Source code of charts
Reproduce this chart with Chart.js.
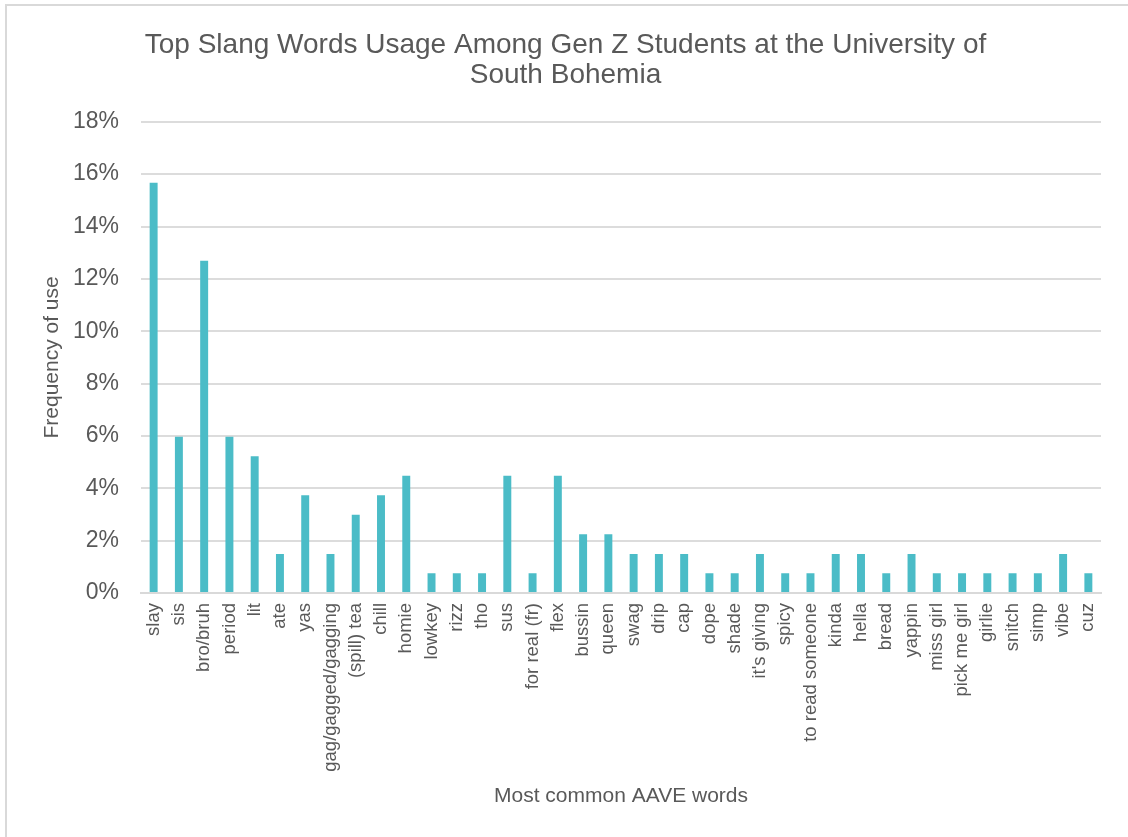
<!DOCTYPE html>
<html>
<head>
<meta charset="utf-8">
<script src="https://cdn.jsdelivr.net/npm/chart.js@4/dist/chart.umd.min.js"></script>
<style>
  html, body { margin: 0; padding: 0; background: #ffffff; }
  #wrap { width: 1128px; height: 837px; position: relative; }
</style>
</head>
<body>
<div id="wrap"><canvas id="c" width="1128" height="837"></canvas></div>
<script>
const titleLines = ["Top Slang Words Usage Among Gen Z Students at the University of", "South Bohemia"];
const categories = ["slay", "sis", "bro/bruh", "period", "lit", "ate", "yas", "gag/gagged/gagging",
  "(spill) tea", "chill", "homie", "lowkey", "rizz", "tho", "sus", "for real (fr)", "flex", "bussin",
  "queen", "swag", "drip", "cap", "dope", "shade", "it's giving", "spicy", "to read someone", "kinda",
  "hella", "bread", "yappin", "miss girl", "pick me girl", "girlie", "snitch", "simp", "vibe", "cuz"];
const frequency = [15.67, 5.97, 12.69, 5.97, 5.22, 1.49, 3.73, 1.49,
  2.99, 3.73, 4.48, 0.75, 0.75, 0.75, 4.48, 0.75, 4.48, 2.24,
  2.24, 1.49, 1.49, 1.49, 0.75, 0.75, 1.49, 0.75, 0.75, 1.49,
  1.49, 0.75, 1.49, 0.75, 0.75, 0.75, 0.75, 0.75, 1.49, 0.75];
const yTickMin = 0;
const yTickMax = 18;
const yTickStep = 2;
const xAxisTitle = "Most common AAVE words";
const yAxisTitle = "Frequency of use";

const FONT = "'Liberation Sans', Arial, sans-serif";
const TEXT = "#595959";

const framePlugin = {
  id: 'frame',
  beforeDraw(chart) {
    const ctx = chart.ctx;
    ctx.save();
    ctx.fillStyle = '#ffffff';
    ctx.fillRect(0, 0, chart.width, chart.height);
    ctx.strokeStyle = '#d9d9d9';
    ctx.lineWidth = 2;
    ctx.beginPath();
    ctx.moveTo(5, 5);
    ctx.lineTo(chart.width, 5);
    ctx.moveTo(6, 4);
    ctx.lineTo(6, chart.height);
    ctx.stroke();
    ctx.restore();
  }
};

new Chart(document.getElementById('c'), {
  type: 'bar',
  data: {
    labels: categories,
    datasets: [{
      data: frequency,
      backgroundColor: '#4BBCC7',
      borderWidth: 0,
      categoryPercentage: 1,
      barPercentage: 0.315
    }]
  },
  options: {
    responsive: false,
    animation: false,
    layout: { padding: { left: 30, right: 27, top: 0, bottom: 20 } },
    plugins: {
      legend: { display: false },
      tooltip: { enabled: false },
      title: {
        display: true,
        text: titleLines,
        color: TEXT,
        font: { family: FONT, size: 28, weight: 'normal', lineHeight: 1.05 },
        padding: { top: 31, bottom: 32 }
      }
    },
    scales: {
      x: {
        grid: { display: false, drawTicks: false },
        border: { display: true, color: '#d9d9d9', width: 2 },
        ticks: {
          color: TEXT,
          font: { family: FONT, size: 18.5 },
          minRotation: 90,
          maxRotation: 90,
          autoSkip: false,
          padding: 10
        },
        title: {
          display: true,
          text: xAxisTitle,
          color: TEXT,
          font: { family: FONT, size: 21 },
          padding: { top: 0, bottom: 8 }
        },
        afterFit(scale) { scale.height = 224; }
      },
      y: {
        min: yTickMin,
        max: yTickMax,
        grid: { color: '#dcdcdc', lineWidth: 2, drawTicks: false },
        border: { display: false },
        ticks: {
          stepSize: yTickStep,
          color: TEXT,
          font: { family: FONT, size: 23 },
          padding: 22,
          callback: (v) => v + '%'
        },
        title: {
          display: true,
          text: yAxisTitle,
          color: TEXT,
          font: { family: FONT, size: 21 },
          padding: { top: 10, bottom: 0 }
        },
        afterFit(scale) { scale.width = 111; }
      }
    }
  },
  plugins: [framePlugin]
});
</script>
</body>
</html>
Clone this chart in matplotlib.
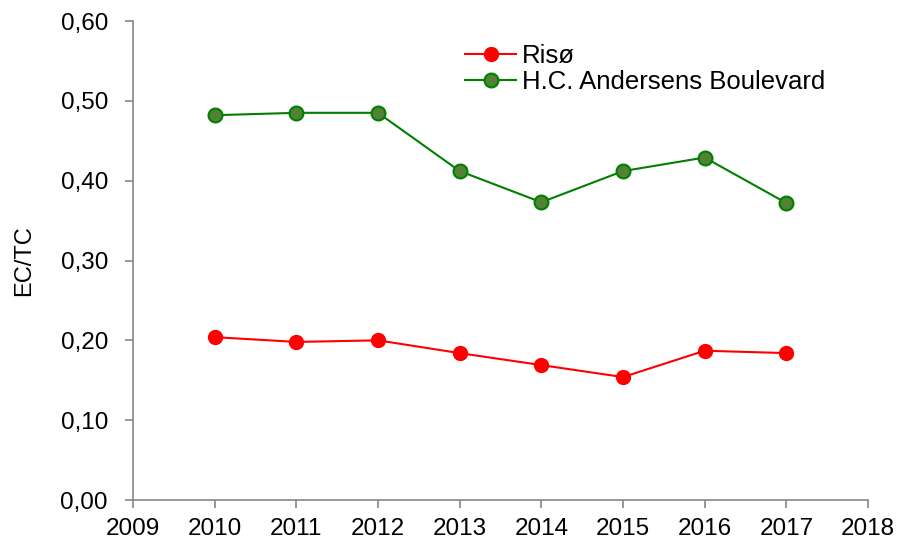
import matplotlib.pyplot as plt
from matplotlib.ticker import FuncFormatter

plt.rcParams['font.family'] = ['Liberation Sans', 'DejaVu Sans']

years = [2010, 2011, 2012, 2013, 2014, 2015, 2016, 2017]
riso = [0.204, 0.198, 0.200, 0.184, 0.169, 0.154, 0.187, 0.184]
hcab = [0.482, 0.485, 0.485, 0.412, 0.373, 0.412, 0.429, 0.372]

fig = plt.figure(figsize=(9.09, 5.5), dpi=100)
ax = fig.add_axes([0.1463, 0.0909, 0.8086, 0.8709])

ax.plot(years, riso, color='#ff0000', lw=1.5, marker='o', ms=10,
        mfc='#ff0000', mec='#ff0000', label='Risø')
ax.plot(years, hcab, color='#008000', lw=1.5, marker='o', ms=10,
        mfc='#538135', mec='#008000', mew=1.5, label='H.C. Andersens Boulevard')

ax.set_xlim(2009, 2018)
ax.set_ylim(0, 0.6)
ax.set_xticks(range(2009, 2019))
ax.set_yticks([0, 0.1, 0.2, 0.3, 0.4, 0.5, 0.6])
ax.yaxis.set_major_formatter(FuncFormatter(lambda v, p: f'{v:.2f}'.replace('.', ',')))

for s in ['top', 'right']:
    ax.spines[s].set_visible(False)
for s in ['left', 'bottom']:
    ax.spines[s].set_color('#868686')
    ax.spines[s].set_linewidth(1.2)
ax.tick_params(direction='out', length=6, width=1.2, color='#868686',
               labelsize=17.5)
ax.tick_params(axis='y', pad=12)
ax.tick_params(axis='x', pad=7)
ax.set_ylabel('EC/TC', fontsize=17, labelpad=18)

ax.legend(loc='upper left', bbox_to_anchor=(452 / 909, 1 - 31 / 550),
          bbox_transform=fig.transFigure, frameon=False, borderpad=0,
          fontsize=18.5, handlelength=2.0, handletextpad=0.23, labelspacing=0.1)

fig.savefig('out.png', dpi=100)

__WHAT THE TASK ASKS__:
Please quote only the span of lines whose first line contains "Clone this chart in matplotlib." and whose last line contains "hcab = [0.482, 0.485, 0.485, 0.412, 0.373, 0.412, 0.429, 0.372]", leaving every picture out.

__RESULT__:
Clone this chart in matplotlib.
import matplotlib.pyplot as plt
from matplotlib.ticker import FuncFormatter

plt.rcParams['font.family'] = ['Liberation Sans', 'DejaVu Sans']

years = [2010, 2011, 2012, 2013, 2014, 2015, 2016, 2017]
riso = [0.204, 0.198, 0.200, 0.184, 0.169, 0.154, 0.187, 0.184]
hcab = [0.482, 0.485, 0.485, 0.412, 0.373, 0.412, 0.429, 0.372]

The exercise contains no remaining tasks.